En önemli farklılık ise hitap ettikleri toplumsal kesimlerden kaynaklanıyordu. Avrupa mizah okuyucuları, okumuş, tahsilli orta sınıftan geliyorlardı. Amerika’daki gazete ilaveleri ise içerikleri ile, toplumun alt tabakalarına hitap etmeyi amaçlıyorlardı. Avrupa’daki seçkinci eğilim kendini yenileyemedi, geliştiremedi, yok olup gitti. Avrupa’daki örneklerden yola çıkarak yepyeni bir şey yaratıldı. Resimlerle bir hikâyeyi anlatma sanatı, öylesine mükemmelleştirildi ki, yeni ve sonsuz olanakları içeren, başlangıçta yalnızca Amerikalılar tarafından sürekli olarak ve inatla uygulanan yepyeni bir edebiyat dalı meydana geldi.
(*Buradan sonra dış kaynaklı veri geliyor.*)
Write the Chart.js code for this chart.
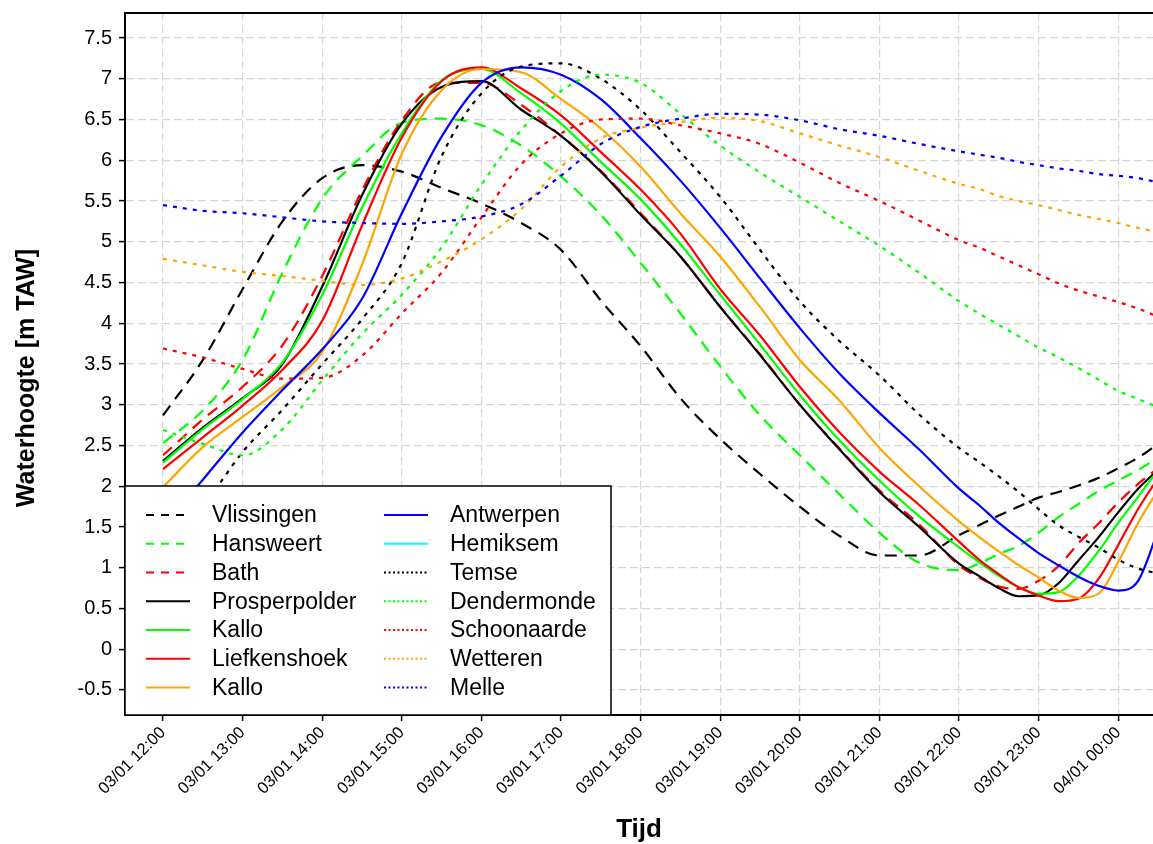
<!DOCTYPE html>
<html>
<head>
<meta charset="utf-8">
<title>Waterhoogte</title>
<script src="https://cdn.jsdelivr.net/npm/chart.js@4.4.0/dist/chart.umd.min.js"></script>
<style>
  html, body { margin: 0; padding: 0; background: #fff; }
  canvas { display: block; }
</style>
</head>
<body>
<canvas id="chart" width="1153" height="844"></canvas>
<script>
// tijd in uren na 03/01 12:00
const tijden = [0, 0.5, 1, 1.5, 2, 2.5, 3, 3.5, 4, 4.5, 5, 5.5, 6, 6.5, 7, 7.5, 8, 8.5, 9, 9.5, 10,
  10.25, 10.5, 10.75, 11, 11.25, 11.5, 11.75, 12, 12.25, 12.5]

const tickLabels = ["03/01 12:00", "03/01 13:00", "03/01 14:00", "03/01 15:00", "03/01 16:00",
  "03/01 17:00", "03/01 18:00", "03/01 19:00", "03/01 20:00", "03/01 21:00", "03/01 22:00",
  "03/01 23:00", "04/01 00:00"]

const vlissingen = [2.87, 3.55, 4.42, 5.25, 5.78, 5.94, 5.86, 5.66, 5.47, 5.23, 4.9, 4.28, 3.72, 3.08, 2.58, 2.15, 1.75, 1.39, 1.15, 1.15, 1.4,
  1.52, 1.64, 1.75, 1.86, 1.93, 2.01, 2.1, 2.22, 2.35, 2.52]
const hansweert = [2.53, 2.93, 3.55, 4.62, 5.53, 6.05, 6.46, 6.51, 6.43, 6.18, 5.8, 5.33, 4.74, 4.12, 3.47, 2.87, 2.38, 1.9, 1.43, 1.06, 0.97,
  1.05, 1.17, 1.27, 1.43, 1.62, 1.78, 1.94, 2.07, 2.2, 2.35]
const bath = [2.38, 2.82, 3.22, 3.73, 4.58, 5.63, 6.49, 6.95, 6.95, 6.68, 6.3, 5.87, 5.35, 4.82, 4.2, 3.62, 3.0, 2.46, 1.95, 1.53, 1.03,
  0.88, 0.77, 0.74, 0.84, 1.02, 1.3, 1.54, 1.8, 2.03, 2.22]
const prosperpolder = [2.31, 2.72, 3.08, 3.5, 4.45, 5.57, 6.45, 6.9, 6.97, 6.62, 6.3, 5.86, 5.33, 4.82, 4.2, 3.61, 3.0, 2.45, 1.93, 1.5, 1.05,
  0.9, 0.75, 0.65, 0.66, 0.81, 1.09, 1.37, 1.68, 1.97, 2.2]
const kallo = [2.29, 2.7, 3.07, 3.52, 4.35, 5.42, 6.33, 6.98, 7.12, 6.82, 6.45, 5.98, 5.52, 4.97, 4.35, 3.74, 3.12, 2.56, 2.07, 1.63, 1.25,
  1.07, 0.9, 0.76, 0.68, 0.7, 0.9, 1.2, 1.55, 1.87, 2.2]
const liefkenshoek = [2.21, 2.6, 2.99, 3.43, 4.03, 5.2, 6.28, 6.97, 7.14, 6.88, 6.55, 6.1, 5.64, 5.1, 4.42, 3.85, 3.22, 2.66, 2.18, 1.77, 1.32,
  1.1, 0.92, 0.76, 0.66, 0.59, 0.62, 0.86, 1.28, 1.72, 2.1]
const kalloOranje = [1.99, 2.48, 2.85, 3.22, 3.65, 4.72, 6.08, 6.86, 7.12, 7.08, 6.75, 6.39, 5.92, 5.35, 4.82, 4.2, 3.55, 3.05, 2.47, 2.0, 1.57,
  1.38, 1.2, 1.03, 0.88, 0.72, 0.63, 0.68, 1.07, 1.55, 1.95]
const antwerpen = [1.5, 2.08, 2.66, 3.18, 3.68, 4.3, 5.35, 6.29, 6.95, 7.14, 7.05, 6.75, 6.27, 5.75, 5.17, 4.55, 3.94, 3.38, 2.9, 2.45, 1.97,
  1.77, 1.55, 1.36, 1.18, 1.03, 0.89, 0.78, 0.72, 0.84, 1.45]
const hemiksem = []
const temse = [1.2, 1.75, 2.42, 2.94, 3.5, 4.05, 4.74, 6.05, 6.82, 7.15, 7.19, 7.0, 6.62, 6.1, 5.55, 4.9, 4.27, 3.78, 3.36, 2.88, 2.47,
  2.3, 2.12, 1.93, 1.72, 1.52, 1.38, 1.25, 1.1, 0.99, 0.93]
const dendermonde = [2.69, 2.52, 2.38, 2.7, 3.3, 3.87, 4.35, 4.93, 5.7, 6.37, 6.85, 7.05, 6.95, 6.57, 6.18, 5.85, 5.55, 5.25, 4.95, 4.62, 4.27,
  4.12, 3.98, 3.84, 3.7, 3.58, 3.45, 3.31, 3.17, 3.07, 2.97]
const schoonaarde = [3.69, 3.58, 3.44, 3.32, 3.33, 3.6, 4.12, 4.62, 5.3, 5.95, 6.33, 6.5, 6.51, 6.43, 6.33, 6.2, 5.97, 5.72, 5.5, 5.26, 5.02,
  4.93, 4.82, 4.71, 4.6, 4.49, 4.4, 4.33, 4.26, 4.18, 4.08]
const wetteren = [4.79, 4.71, 4.63, 4.58, 4.52, 4.47, 4.55, 4.76, 5.03, 5.4, 5.92, 6.27, 6.4, 6.47, 6.52, 6.48, 6.33, 6.18, 6.04, 5.87, 5.71,
  5.65, 5.56, 5.5, 5.45, 5.39, 5.33, 5.28, 5.23, 5.17, 5.12]
const melle = [5.45, 5.38, 5.35, 5.3, 5.25, 5.23, 5.22, 5.25, 5.31, 5.46, 5.81, 6.2, 6.41, 6.51, 6.57, 6.56, 6.49, 6.38, 6.3, 6.2, 6.11,
  6.07, 6.03, 5.98, 5.94, 5.9, 5.87, 5.83, 5.81, 5.78, 5.73]

const DASH = [12, 8]
const DOT = [4, 6]
const FONT = "'Liberation Sans', Arial, sans-serif"

const reeksen = [
  { label: "Vlissingen", values: vlissingen, color: "#000000", dash: DASH },
  { label: "Hansweert", values: hansweert, color: "#00ff00", dash: DASH },
  { label: "Bath", values: bath, color: "#ff0000", dash: DASH },
  { label: "Prosperpolder", values: prosperpolder, color: "#000000", dash: [] },
  { label: "Kallo", values: kallo, color: "#00ff00", dash: [] },
  { label: "Liefkenshoek", values: liefkenshoek, color: "#ff0000", dash: [] },
  { label: "Kallo", values: kalloOranje, color: "#ffa500", dash: [] },
  { label: "Antwerpen", values: antwerpen, color: "#0000ff", dash: [] },
  { label: "Hemiksem", values: hemiksem, color: "#00ffff", dash: [] },
  { label: "Temse", values: temse, color: "#000000", dash: DOT },
  { label: "Dendermonde", values: dendermonde, color: "#00ff00", dash: DOT },
  { label: "Schoonaarde", values: schoonaarde, color: "#ff0000", dash: DOT },
  { label: "Wetteren", values: wetteren, color: "#ffa500", dash: DOT },
  { label: "Melle", values: melle, color: "#0000ff", dash: DOT },
]

// legenda in een kader linksonder, kader bovenlijn en y-astitel
const boxLegend = {
  id: "boxLegend",
  afterDatasetsDraw(chart) {
    const ctx = chart.ctx
    const { left, bottom } = chart.chartArea
    const top = 486
    const width = 486
    ctx.save()
    ctx.fillStyle = "#ffffff"
    ctx.fillRect(left, top, width, bottom - top)
    ctx.strokeStyle = "#000000"
    ctx.lineWidth = 1.5
    ctx.strokeRect(left, top, width, bottom - top)
    ctx.font = "23px " + FONT
    ctx.textBaseline = "middle"
    ctx.textAlign = "left"
    reeksen.forEach((r, i) => {
      const col = i < 7 ? 0 : 1
      const row = i % 7
      const y = 515 + row * 28.75
      const x = col === 0 ? 146 : 384
      ctx.strokeStyle = r.color
      ctx.lineWidth = 2
      ctx.setLineDash(r.dash.length ? (r.dash === DASH ? [8, 7] : [2, 2.5]) : [])
      ctx.beginPath()
      ctx.moveTo(x, y)
      ctx.lineTo(x + 44, y)
      ctx.stroke()
      ctx.setLineDash([])
      ctx.fillStyle = "#000000"
      ctx.fillText(r.label, x + 66, y + 1)
    })
    ctx.restore()
  },
  afterDraw(chart) {
    const ctx = chart.ctx
    const { left, right, top } = chart.chartArea
    ctx.save()
    ctx.strokeStyle = "#000000"
    ctx.lineWidth = 2
    ctx.beginPath()
    ctx.moveTo(left - 1, top)
    ctx.lineTo(right, top)
    ctx.stroke()
    ctx.translate(27, 378)
    ctx.rotate(-Math.PI / 2)
    ctx.font = "bold 25px " + FONT
    ctx.fillStyle = "#000000"
    ctx.textAlign = "center"
    ctx.textBaseline = "middle"
    ctx.fillText("Waterhoogte [m TAW]", 0, 0)
    ctx.restore()
  },
}

const canvas = document.getElementById("chart")
new Chart(canvas, {
  type: "line",
  data: {
    datasets: reeksen.map((r, i) => ({
      label: r.label,
      data: r.values.map((v, j) => ({ x: tijden[j], y: v })),
      borderColor: r.color,
      backgroundColor: r.color,
      borderDash: r.dash,
      borderWidth: 2.2,
      pointRadius: 0,
      fill: false,
      cubicInterpolationMode: "monotone",
      order: reeksen.length - i,
    })),
  },
  options: {
    responsive: false,
    animation: false,
    devicePixelRatio: 1,
    layout: { padding: { top: 13, right: 0, bottom: 0, left: 0 } },
    plugins: { legend: { display: false }, tooltip: { enabled: false } },
    scales: {
      x: {
        type: "linear",
        min: -0.478,
        max: 12.437,
        afterFit: (scale) => {
          scale.height = 129
          scale.paddingLeft = 0
          scale.paddingRight = 0
        },
        grid: { color: "#d6d6d6", lineWidth: 1.2, tickColor: "#000000", tickLength: 6, tickWidth: 1.5 },
        border: { display: true, color: "#000000", width: 2, dash: [8, 4] },
        ticks: {
          stepSize: 1,
          includeBounds: false,
          autoSkip: false,
          minRotation: 45,
          maxRotation: 45,
          padding: 2,
          color: "#000000",
          font: { family: FONT, size: 16.5 },
          callback: (v) => tickLabels[Math.round(v)] || "",
        },
        title: {
          display: true,
          text: "Tijd",
          color: "#000000",
          font: { family: FONT, size: 26, weight: "bold", lineHeight: 1 },
          padding: { top: 0, bottom: 1 },
        },
      },
      y: {
        type: "linear",
        min: -0.807,
        max: 7.807,
        afterFit: (scale) => {
          scale.width = 125
          scale.paddingTop = 0
          scale.paddingBottom = 0
        },
        grid: { color: "#d6d6d6", lineWidth: 1.2, tickColor: "#000000", tickLength: 6, tickWidth: 1.5 },
        border: { display: true, color: "#000000", width: 2, dash: [8, 4] },
        ticks: {
          stepSize: 0.5,
          includeBounds: false,
          padding: 7,
          color: "#000000",
          font: { family: FONT, size: 20 },
          callback: (v) => String(Math.round(v * 10) / 10),
        },
        title: { display: false },
      },
    },
  },
  plugins: [boxLegend],
})
</script>
</body>
</html>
Hearst, “American Humorist” atılımı ile bu edebiyat dalının gelişmesi için gerekli teknik ve mali alt yapıyı sağladı. Artık bu yeni ifade olanaklarını geliştirecek yaratıcı sanatçılara görev düşüyordu. Sanatçıların gazete için çalışmaları yeni değildi. Metinleri yorumlayan, tamamlayan mizah, espri, illüstrasyon, karikatür ve çizimlerin kullanıldığı ilan ve reklamlar, yaptığı işlerdendi.
Pazar ilaveleri ile çizerlere, ressamlara ve karikatüristlere kendilerini geliştirecek yepyeni bir iş sahası açılmıştı.